• _Brief_
Without the pictures, extract every line from the start of the material to the line containing "(irr) -- (mit);", both ends included.

BEGIN Source data

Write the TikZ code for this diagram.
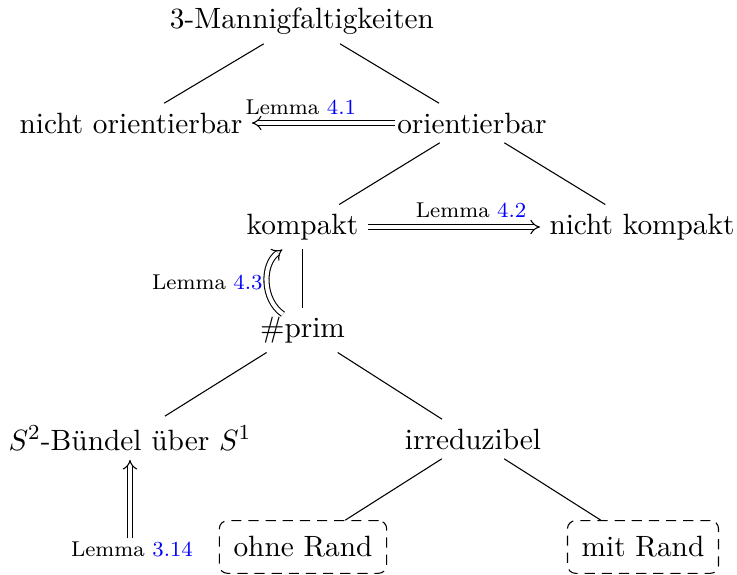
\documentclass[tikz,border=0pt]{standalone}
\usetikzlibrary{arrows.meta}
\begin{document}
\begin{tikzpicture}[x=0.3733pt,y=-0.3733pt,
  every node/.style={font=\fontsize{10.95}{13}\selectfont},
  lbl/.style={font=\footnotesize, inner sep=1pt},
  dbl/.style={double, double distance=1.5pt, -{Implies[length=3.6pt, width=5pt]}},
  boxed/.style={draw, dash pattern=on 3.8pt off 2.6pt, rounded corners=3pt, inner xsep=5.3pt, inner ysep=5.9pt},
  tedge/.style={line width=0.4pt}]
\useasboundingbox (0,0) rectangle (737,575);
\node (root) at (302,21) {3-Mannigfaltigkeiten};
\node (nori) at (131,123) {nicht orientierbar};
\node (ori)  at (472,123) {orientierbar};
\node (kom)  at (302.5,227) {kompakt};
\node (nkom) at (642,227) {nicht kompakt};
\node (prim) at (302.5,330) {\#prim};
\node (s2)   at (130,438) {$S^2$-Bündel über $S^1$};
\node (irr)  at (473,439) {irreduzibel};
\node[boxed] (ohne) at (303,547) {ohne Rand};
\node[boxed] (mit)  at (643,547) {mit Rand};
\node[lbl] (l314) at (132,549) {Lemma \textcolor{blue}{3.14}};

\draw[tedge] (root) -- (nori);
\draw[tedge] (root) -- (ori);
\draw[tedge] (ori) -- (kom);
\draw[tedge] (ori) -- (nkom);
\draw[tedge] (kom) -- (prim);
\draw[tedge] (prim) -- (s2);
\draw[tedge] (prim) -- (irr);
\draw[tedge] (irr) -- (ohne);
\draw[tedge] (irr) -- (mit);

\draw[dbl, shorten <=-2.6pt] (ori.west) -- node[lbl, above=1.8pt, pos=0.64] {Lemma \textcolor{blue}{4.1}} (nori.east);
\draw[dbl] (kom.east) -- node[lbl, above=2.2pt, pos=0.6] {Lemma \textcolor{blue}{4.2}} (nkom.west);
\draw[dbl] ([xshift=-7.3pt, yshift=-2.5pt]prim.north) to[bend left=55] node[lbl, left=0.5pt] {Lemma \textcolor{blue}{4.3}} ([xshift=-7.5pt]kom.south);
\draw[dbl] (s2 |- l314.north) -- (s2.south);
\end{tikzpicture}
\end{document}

END Source data

• _Answer in full_
Write the TikZ code for this diagram.
\documentclass[tikz,border=0pt]{standalone}
\usetikzlibrary{arrows.meta}
\begin{document}
\begin{tikzpicture}[x=0.3733pt,y=-0.3733pt,
  every node/.style={font=\fontsize{10.95}{13}\selectfont},
  lbl/.style={font=\footnotesize, inner sep=1pt},
  dbl/.style={double, double distance=1.5pt, -{Implies[length=3.6pt, width=5pt]}},
  boxed/.style={draw, dash pattern=on 3.8pt off 2.6pt, rounded corners=3pt, inner xsep=5.3pt, inner ysep=5.9pt},
  tedge/.style={line width=0.4pt}]
\useasboundingbox (0,0) rectangle (737,575);
\node (root) at (302,21) {3-Mannigfaltigkeiten};
\node (nori) at (131,123) {nicht orientierbar};
\node (ori)  at (472,123) {orientierbar};
\node (kom)  at (302.5,227) {kompakt};
\node (nkom) at (642,227) {nicht kompakt};
\node (prim) at (302.5,330) {\#prim};
\node (s2)   at (130,438) {$S^2$-Bündel über $S^1$};
\node (irr)  at (473,439) {irreduzibel};
\node[boxed] (ohne) at (303,547) {ohne Rand};
\node[boxed] (mit)  at (643,547) {mit Rand};
\node[lbl] (l314) at (132,549) {Lemma \textcolor{blue}{3.14}};

\draw[tedge] (root) -- (nori);
\draw[tedge] (root) -- (ori);
\draw[tedge] (ori) -- (kom);
\draw[tedge] (ori) -- (nkom);
\draw[tedge] (kom) -- (prim);
\draw[tedge] (prim) -- (s2);
\draw[tedge] (prim) -- (irr);
\draw[tedge] (irr) -- (ohne);
\draw[tedge] (irr) -- (mit);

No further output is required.